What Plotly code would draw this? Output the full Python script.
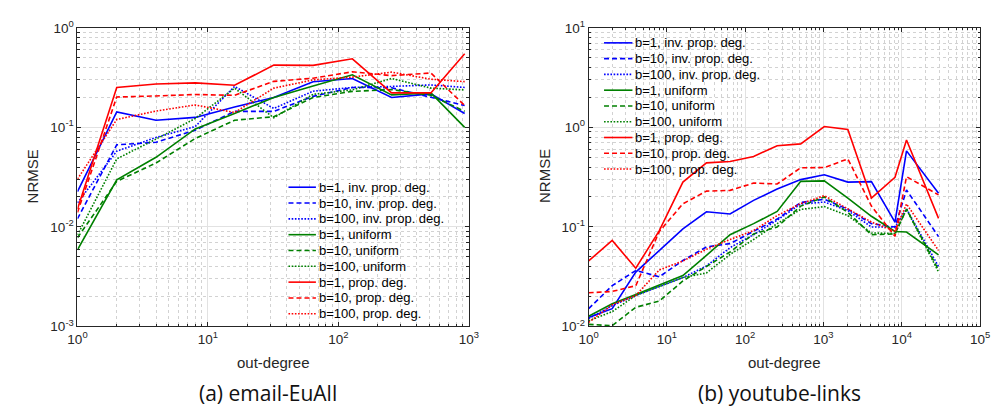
import plotly.graph_objects as go

# ---------------- data ----------------
x_email = [1, 2, 4, 8, 16, 32, 64, 128, 256, 512, 930]
email_inv_b1 = [0.0226, 0.143, 0.118, 0.126, 0.16, 0.2, 0.288, 0.31, 0.2, 0.217, 0.138]
email_inv_b10 = [0.0121, 0.0668, 0.0709, 0.0937, 0.145, 0.145, 0.205, 0.252, 0.25, 0.2, 0.166]
email_inv_b100 = [0.0175, 0.0577, 0.0792, 0.102, 0.258, 0.155, 0.231, 0.252, 0.258, 0.267, 0.252]
email_uni_b1 = [0.0059, 0.0297, 0.0501, 0.0966, 0.138, 0.2, 0.26, 0.338, 0.212, 0.222, 0.1]
email_uni_b10 = [0.0078, 0.0287, 0.0439, 0.0774, 0.118, 0.128, 0.2, 0.23, 0.24, 0.21, 0.145]
email_uni_b100 = [0.0083, 0.0483, 0.0763, 0.123, 0.248, 0.125, 0.215, 0.238, 0.31, 0.248, 0.238]
email_prop_b1 = [0.0151, 0.252, 0.273, 0.28, 0.265, 0.422, 0.42, 0.489, 0.222, 0.222, 0.548]
email_prop_b10 = [0.014, 0.202, 0.207, 0.214, 0.21, 0.29, 0.312, 0.362, 0.331, 0.352, 0.166]
email_prop_b100 = [0.0303, 0.12, 0.146, 0.168, 0.141, 0.248, 0.3, 0.32, 0.359, 0.305, 0.288]

x_yt = [1, 2, 4, 8, 16, 32, 64, 128, 256, 512, 1024, 2048, 4096, 8192, 11500, 29500]
yt_inv_b1 = [0.0123, 0.0151, 0.0352, 0.058, 0.0955, 0.142, 0.135, 0.185, 0.24, 0.299, 0.334, 0.282, 0.285, 0.112, 0.581, 0.218]
yt_inv_b10 = [0.0151, 0.0257, 0.0365, 0.0316, 0.046, 0.063, 0.068, 0.091, 0.12, 0.176, 0.19, 0.151, 0.108, 0.1, 0.235, 0.08]
yt_inv_b100 = [0.012, 0.0162, 0.0205, 0.025, 0.031, 0.0406, 0.062, 0.0836, 0.117, 0.17, 0.178, 0.146, 0.1, 0.1, 0.152, 0.04]
yt_uni_b1 = [0.0127, 0.0169, 0.021, 0.026, 0.0325, 0.0518, 0.0835, 0.108, 0.143, 0.287, 0.29, 0.195, 0.128, 0.09, 0.089, 0.0524]
yt_uni_b10 = [0.0105, 0.0102, 0.0156, 0.018, 0.0287, 0.04, 0.056, 0.085, 0.1, 0.162, 0.2, 0.14, 0.0836, 0.085, 0.151, 0.037]
yt_uni_b100 = [0.0114, 0.0141, 0.0205, 0.025, 0.031, 0.0345, 0.053, 0.0748, 0.108, 0.15, 0.16, 0.13, 0.087, 0.086, 0.15, 0.0353]
yt_prop_b1 = [0.0456, 0.0731, 0.0385, 0.092, 0.282, 0.44, 0.455, 0.51, 0.655, 0.683, 1.02, 0.953, 0.195, 0.315, 0.746, 0.122]
yt_prop_b10 = [0.0218, 0.0225, 0.0257, 0.09, 0.171, 0.229, 0.233, 0.276, 0.27, 0.393, 0.395, 0.483, 0.162, 0.0806, 0.32, 0.21]
yt_prop_b100 = [0.011, 0.0165, 0.0205, 0.037, 0.0455, 0.0597, 0.0748, 0.092, 0.13, 0.172, 0.206, 0.151, 0.112, 0.091, 0.17, 0.058]

series_names = ["b=1, inv. prop. deg.", "b=10, inv. prop. deg.", "b=100, inv. prop. deg.",
                "b=1, uniform", "b=10, uniform", "b=100, uniform",
                "b=1, prop. deg.", "b=10, prop. deg.", "b=100, prop. deg."]

email_series = [email_inv_b1, email_inv_b10, email_inv_b100,
                email_uni_b1, email_uni_b10, email_uni_b100,
                email_prop_b1, email_prop_b10, email_prop_b100]
yt_series = [yt_inv_b1, yt_inv_b10, yt_inv_b100,
             yt_uni_b1, yt_uni_b10, yt_uni_b100,
             yt_prop_b1, yt_prop_b10, yt_prop_b100]

email_xtick_vals = [1, 10, 100, 1000]
email_xtick_text = ["10<sup>0</sup>", "10<sup>1</sup>", "10<sup>2</sup>", "10<sup>3</sup>"]
email_ytick_vals = [0.001, 0.01, 0.1, 1]
email_ytick_text = ["10<sup>-3</sup>", "10<sup>-2</sup>", "10<sup>-1</sup>", "10<sup>0</sup>"]
yt_xtick_vals = [1, 10, 100, 1000, 10000, 100000]
yt_xtick_text = ["10<sup>0</sup>", "10<sup>1</sup>", "10<sup>2</sup>", "10<sup>3</sup>", "10<sup>4</sup>", "10<sup>5</sup>"]
yt_ytick_vals = [0.01, 0.1, 1, 10]
yt_ytick_text = ["10<sup>-2</sup>", "10<sup>-1</sup>", "10<sup>0</sup>", "10<sup>1</sup>"]

x_title = "out-degree"
y_title = "NRMSE"
captions = ["(a) email-EuAll", "(b) youtube-links"]

# ---------------- style ----------------
COLORS = ["#0000ff"] * 3 + ["#008000"] * 3 + ["#ff0000"] * 3
DASHES = ["solid", "5px,3px", "1.6px,1.6px"] * 3
LW = 1.6
W, H = 999, 409
AXC = "#262626"
FONT = "'Liberation Sans', Arial, Helvetica, sans-serif"
CAP_FONT = "'Open Sans', Lato, sans-serif"

fig = go.Figure()

for ys, name, c, d in zip(email_series, series_names, COLORS, DASHES):
    fig.add_trace(go.Scatter(x=x_email, y=ys, mode="lines", name=name,
                             line=dict(color=c, dash=d, width=LW),
                             xaxis="x", yaxis="y", showlegend=False))
for ys, name, c, d in zip(yt_series, series_names, COLORS, DASHES):
    fig.add_trace(go.Scatter(x=x_yt, y=ys, mode="lines", name=name,
                             line=dict(color=c, dash=d, width=LW),
                             xaxis="x2", yaxis="y2", showlegend=False))


def minor_vals(lo, hi):
    return [m * 10 ** k for k in range(lo, hi) for m in range(2, 10)]


def axis(domain, rng, tv, tt, anchor, minor_lo, minor_hi):
    return dict(
        type="log", domain=domain, range=rng, anchor=anchor,
        tickmode="array", tickvals=tv, ticktext=tt,
        ticks="inside", ticklen=4, tickwidth=1, tickcolor=AXC,
        showline=True, linecolor=AXC, linewidth=1, mirror="ticks",
        showgrid=True, gridcolor="#e2e2e2", gridwidth=1,
        zeroline=False,
        tickfont=dict(family=FONT, size=13.5, color=AXC),
        minor=dict(tickmode="array", tickvals=minor_vals(minor_lo, minor_hi),
                   ticks="inside", ticklen=2.5, tickcolor=AXC,
                   showgrid=True, gridcolor="#d2d2d2", griddash="dot", gridwidth=1),
    )


ydom = [1 - 322.7 / H, 1 - 10.3 / H]
x1dom = [60.7 / W, 460.0 / W]
x2dom = [582.3 / W, 981.7 / W]

fig.update_layout(
    width=W, height=H,
    margin=dict(l=0, r=0, t=0, b=0),
    paper_bgcolor="white", plot_bgcolor="white",
    showlegend=False,
    xaxis=axis(x1dom, [0, 3], email_xtick_vals, email_xtick_text, "y", 0, 3),
    yaxis=axis(ydom, [-3, 0], email_ytick_vals, email_ytick_text, "x", -3, 0),
    xaxis2=axis(x2dom, [0, 5], yt_xtick_vals, yt_xtick_text, "y2", 0, 5),
    yaxis2=axis(ydom, [-2, 1], yt_ytick_vals, yt_ytick_text, "x2", -2, 1),
)

# ---------------- custom legends (MATLAB style, transparent, no box) ----------------
shapes = []
annotations = []
legend_specs = [
    dict(x0=276, x1=304, tx=305.5, y0=177, dy=16.55),
    dict(x0=598, x1=627, tx=628, y0=26, dy=16.5),
]
for spec in legend_specs:
    for i, (name, c, d) in enumerate(zip(series_names, COLORS, DASHES)):
        yy = 1 - (spec["y0"] + i * spec["dy"]) / H
        shapes.append(dict(type="line", xref="paper", yref="paper",
                           x0=spec["x0"] / W, x1=spec["x1"] / W, y0=yy, y1=yy,
                           line=dict(color=c, dash=d, width=LW)))
        annotations.append(dict(text=name, xref="paper", yref="paper",
                                x=spec["tx"] / W, y=yy, xanchor="left", yanchor="middle",
                                showarrow=False,
                                font=dict(family=FONT, size=13, color="#000000")))

# axis titles
for cx in [260.3, 782.0]:
    annotations.append(dict(text=x_title, xref="paper", yref="paper",
                            x=cx / W, y=1 - 360 / H, xanchor="center", yanchor="middle",
                            showarrow=False, font=dict(family=FONT, size=15, color=AXC)))
for cx in [14.5, 536.5]:
    annotations.append(dict(text=y_title, xref="paper", yref="paper", textangle=-90,
                            x=cx / W, y=1 - 165.5 / H, xanchor="center", yanchor="middle",
                            showarrow=False, font=dict(family=FONT, size=15, color=AXC)))

for cap, cx in zip(captions, [255, 777]):
    annotations.append(dict(text=cap, xref="paper", yref="paper",
                            x=cx / W, y=1 - 392 / H, xanchor="center", yanchor="middle",
                            showarrow=False,
                            font=dict(family=CAP_FONT, size=21, color="#111111")))

fig.update_layout(shapes=shapes, annotations=annotations)

fig.write_html("out.html")
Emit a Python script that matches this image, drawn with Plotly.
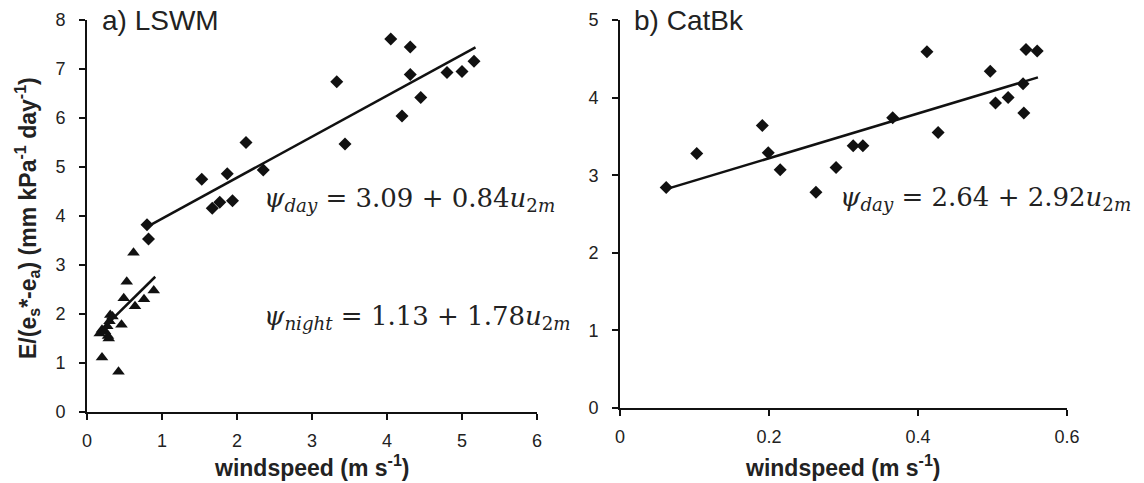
import plotly.graph_objects as go

# ---- data ----
# a) LSWM, daytime (diamonds)
day_x = [0.80, 0.82, 1.53, 1.67, 1.77, 1.87, 1.94, 2.12, 2.35, 3.33, 3.44,
         4.05, 4.20, 4.31, 4.31, 4.45, 4.80, 5.00, 5.16]
day_y = [3.82, 3.53, 4.75, 4.16, 4.28, 4.86, 4.31, 5.50, 4.94, 6.74, 5.47,
         7.61, 6.04, 7.45, 6.89, 6.42, 6.93, 6.95, 7.16]
# a) LSWM, night (triangles)
night_x = [0.17, 0.20, 0.20, 0.24, 0.27, 0.28, 0.29, 0.30, 0.31, 0.34, 0.42,
           0.46, 0.49, 0.53, 0.62, 0.64, 0.76, 0.89]
night_y = [1.60, 1.11, 1.68, 1.65, 1.75, 1.55, 1.50, 1.85, 1.98, 1.95, 0.82,
           1.78, 2.32, 2.66, 3.25, 2.16, 2.30, 2.48]
# fit lines (end points)
day_fit_x = [0.80, 5.18]
day_fit_y = [3.78, 7.44]
night_fit_x = [0.14, 0.91]
night_fit_y = [1.60, 2.76]

# b) CatBk (diamonds)
cat_x = [0.062, 0.103, 0.191, 0.199, 0.215, 0.263, 0.290, 0.313, 0.326, 0.366,
         0.412, 0.427, 0.497, 0.504, 0.521, 0.541, 0.542, 0.545, 0.560]
cat_y = [2.84, 3.28, 3.64, 3.29, 3.07, 2.78, 3.10, 3.38, 3.38, 3.74,
         4.59, 3.55, 4.34, 3.93, 4.00, 4.18, 3.80, 4.62, 4.60]
cat_fit_x = [0.062, 0.561]
cat_fit_y = [2.82, 4.26]

INK = "#111111"
TXT = "#222222"
SANS = "Liberation Sans, Arial, sans-serif"
SERIF = "DejaVu Serif, Liberation Serif, serif"

fig = go.Figure()
mk_d = dict(symbol="diamond", size=10, color=INK)
mk_t = dict(symbol="triangle-up", size=11, color=INK)

fig.add_trace(go.Scatter(x=day_fit_x, y=day_fit_y, mode="lines",
                         line=dict(color=INK, width=2.5), xaxis="x", yaxis="y"))
fig.add_trace(go.Scatter(x=night_fit_x, y=night_fit_y, mode="lines",
                         line=dict(color=INK, width=2.5), xaxis="x", yaxis="y"))
fig.add_trace(go.Scatter(x=day_x, y=day_y, mode="markers", marker=mk_d,
                         xaxis="x", yaxis="y"))
fig.add_trace(go.Scatter(x=night_x, y=night_y, mode="markers", marker=mk_t,
                         xaxis="x", yaxis="y"))
fig.add_trace(go.Scatter(x=cat_fit_x, y=cat_fit_y, mode="lines",
                         line=dict(color=INK, width=2.5), xaxis="x2", yaxis="y2"))
fig.add_trace(go.Scatter(x=cat_x, y=cat_y, mode="markers", marker=mk_d,
                         xaxis="x2", yaxis="y2"))

W, H = 1144, 483
ax = dict(showgrid=False, zeroline=False, showline=True, linecolor=INK,
          linewidth=2, ticks="outside", ticklen=6, tickwidth=1.5, tickcolor=INK,
          automargin=False, tickfont=dict(family=SANS, size=18, color=TXT))

fig.update_layout(
    width=W, height=H, showlegend=False,
    paper_bgcolor="white", plot_bgcolor="white",
    margin=dict(l=0, r=0, t=0, b=0),
    xaxis=dict(ax, domain=[87 / W, 537 / W], range=[0, 6], dtick=1,
               anchor="y", ticklabelstandoff=5),
    yaxis=dict(ax, domain=[71 / H, 463 / H], range=[0, 8], dtick=1,
               anchor="x", ticklabelstandoff=10),
    xaxis2=dict(ax, domain=[620 / W, 1067 / W], range=[0, 0.6], dtick=0.2,
                anchor="y2", ticklabelstandoff=5),
    yaxis2=dict(ax, domain=[75 / H, 463 / H], range=[0, 5], dtick=1,
                anchor="x2", ticklabelstandoff=10),
)

ann = [
    dict(x=100 / W, y=1 - 20 / H, text="a) LSWM", xanchor="left", yanchor="middle",
         font=dict(family=SANS, size=28, color=TXT)),
    dict(x=632 / W, y=1 - 20 / H, text="b) CatBk", xanchor="left", yanchor="middle",
         font=dict(family=SANS, size=28, color=TXT)),
    dict(x=312 / W, y=1 - 466 / H, text="<b>windspeed (m s<sup>-1</sup>)</b>",
         xanchor="center", yanchor="middle", font=dict(family=SANS, size=23, color=TXT)),
    dict(x=843 / W, y=1 - 466 / H, text="<b>windspeed (m s<sup>-1</sup>)</b>",
         xanchor="center", yanchor="middle", font=dict(family=SANS, size=23, color=TXT)),
    dict(x=27 / W, y=1 - 218 / H, textangle=-90,
         text="<b>E/(e<sub>s</sub>*-e<sub>a</sub>) (mm kPa<sup>-1</sup> day<sup>-1</sup>)</b>",
         xanchor="center", yanchor="middle", font=dict(family=SANS, size=23, color=TXT)),
    dict(x=262 / W, y=1 - 200 / H,
         text="<i>ψ</i><sub><i>day</i></sub> = 3.09 + 0.84<i>u</i><sub>2<i>m</i></sub>",
         xanchor="left", yanchor="middle", font=dict(family=SERIF, size=26, color=TXT)),
    dict(x=262 / W, y=1 - 317 / H,
         text="<i>ψ</i><sub><i>night</i></sub> = 1.13 + 1.78<i>u</i><sub>2<i>m</i></sub>",
         xanchor="left", yanchor="middle", font=dict(family=SERIF, size=26, color=TXT)),
    dict(x=838 / W, y=1 - 198 / H,
         text="<i>ψ</i><sub><i>day</i></sub> = 2.64 + 2.92<i>u</i><sub>2<i>m</i></sub>",
         xanchor="left", yanchor="middle", font=dict(family=SERIF, size=26, color=TXT)),
]
for a in ann:
    a.update(xref="paper", yref="paper", showarrow=False)
fig.update_layout(annotations=ann)

# drop the browser's default body margin so the figure sits at the page corner
fig.write_html("out.html", config={"displayModeBar": False},
               post_script="document.body.style.margin='0';")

Problem to work on: Transcribe, from the records above, the first line and every line after it up to and including the line with "0.091, 0.17, 0.058]"; omit pictures.

Exercise response:
What Plotly code would draw this? Output the full Python script.
import plotly.graph_objects as go

# ---------------- data ----------------
x_email = [1, 2, 4, 8, 16, 32, 64, 128, 256, 512, 930]
email_inv_b1 = [0.0226, 0.143, 0.118, 0.126, 0.16, 0.2, 0.288, 0.31, 0.2, 0.217, 0.138]
email_inv_b10 = [0.0121, 0.0668, 0.0709, 0.0937, 0.145, 0.145, 0.205, 0.252, 0.25, 0.2, 0.166]
email_inv_b100 = [0.0175, 0.0577, 0.0792, 0.102, 0.258, 0.155, 0.231, 0.252, 0.258, 0.267, 0.252]
email_uni_b1 = [0.0059, 0.0297, 0.0501, 0.0966, 0.138, 0.2, 0.26, 0.338, 0.212, 0.222, 0.1]
email_uni_b10 = [0.0078, 0.0287, 0.0439, 0.0774, 0.118, 0.128, 0.2, 0.23, 0.24, 0.21, 0.145]
email_uni_b100 = [0.0083, 0.0483, 0.0763, 0.123, 0.248, 0.125, 0.215, 0.238, 0.31, 0.248, 0.238]
email_prop_b1 = [0.0151, 0.252, 0.273, 0.28, 0.265, 0.422, 0.42, 0.489, 0.222, 0.222, 0.548]
email_prop_b10 = [0.014, 0.202, 0.207, 0.214, 0.21, 0.29, 0.312, 0.362, 0.331, 0.352, 0.166]
email_prop_b100 = [0.0303, 0.12, 0.146, 0.168, 0.141, 0.248, 0.3, 0.32, 0.359, 0.305, 0.288]

x_yt = [1, 2, 4, 8, 16, 32, 64, 128, 256, 512, 1024, 2048, 4096, 8192, 11500, 29500]
yt_inv_b1 = [0.0123, 0.0151, 0.0352, 0.058, 0.0955, 0.142, 0.135, 0.185, 0.24, 0.299, 0.334, 0.282, 0.285, 0.112, 0.581, 0.218]
yt_inv_b10 = [0.0151, 0.0257, 0.0365, 0.0316, 0.046, 0.063, 0.068, 0.091, 0.12, 0.176, 0.19, 0.151, 0.108, 0.1, 0.235, 0.08]
yt_inv_b100 = [0.012, 0.0162, 0.0205, 0.025, 0.031, 0.0406, 0.062, 0.0836, 0.117, 0.17, 0.178, 0.146, 0.1, 0.1, 0.152, 0.04]
yt_uni_b1 = [0.0127, 0.0169, 0.021, 0.026, 0.0325, 0.0518, 0.0835, 0.108, 0.143, 0.287, 0.29, 0.195, 0.128, 0.09, 0.089, 0.0524]
yt_uni_b10 = [0.0105, 0.0102, 0.0156, 0.018, 0.0287, 0.04, 0.056, 0.085, 0.1, 0.162, 0.2, 0.14, 0.0836, 0.085, 0.151, 0.037]
yt_uni_b100 = [0.0114, 0.0141, 0.0205, 0.025, 0.031, 0.0345, 0.053, 0.0748, 0.108, 0.15, 0.16, 0.13, 0.087, 0.086, 0.15, 0.0353]
yt_prop_b1 = [0.0456, 0.0731, 0.0385, 0.092, 0.282, 0.44, 0.455, 0.51, 0.655, 0.683, 1.02, 0.953, 0.195, 0.315, 0.746, 0.122]
yt_prop_b10 = [0.0218, 0.0225, 0.0257, 0.09, 0.171, 0.229, 0.233, 0.276, 0.27, 0.393, 0.395, 0.483, 0.162, 0.0806, 0.32, 0.21]
yt_prop_b100 = [0.011, 0.0165, 0.0205, 0.037, 0.0455, 0.0597, 0.0748, 0.092, 0.13, 0.172, 0.206, 0.151, 0.112, 0.091, 0.17, 0.058]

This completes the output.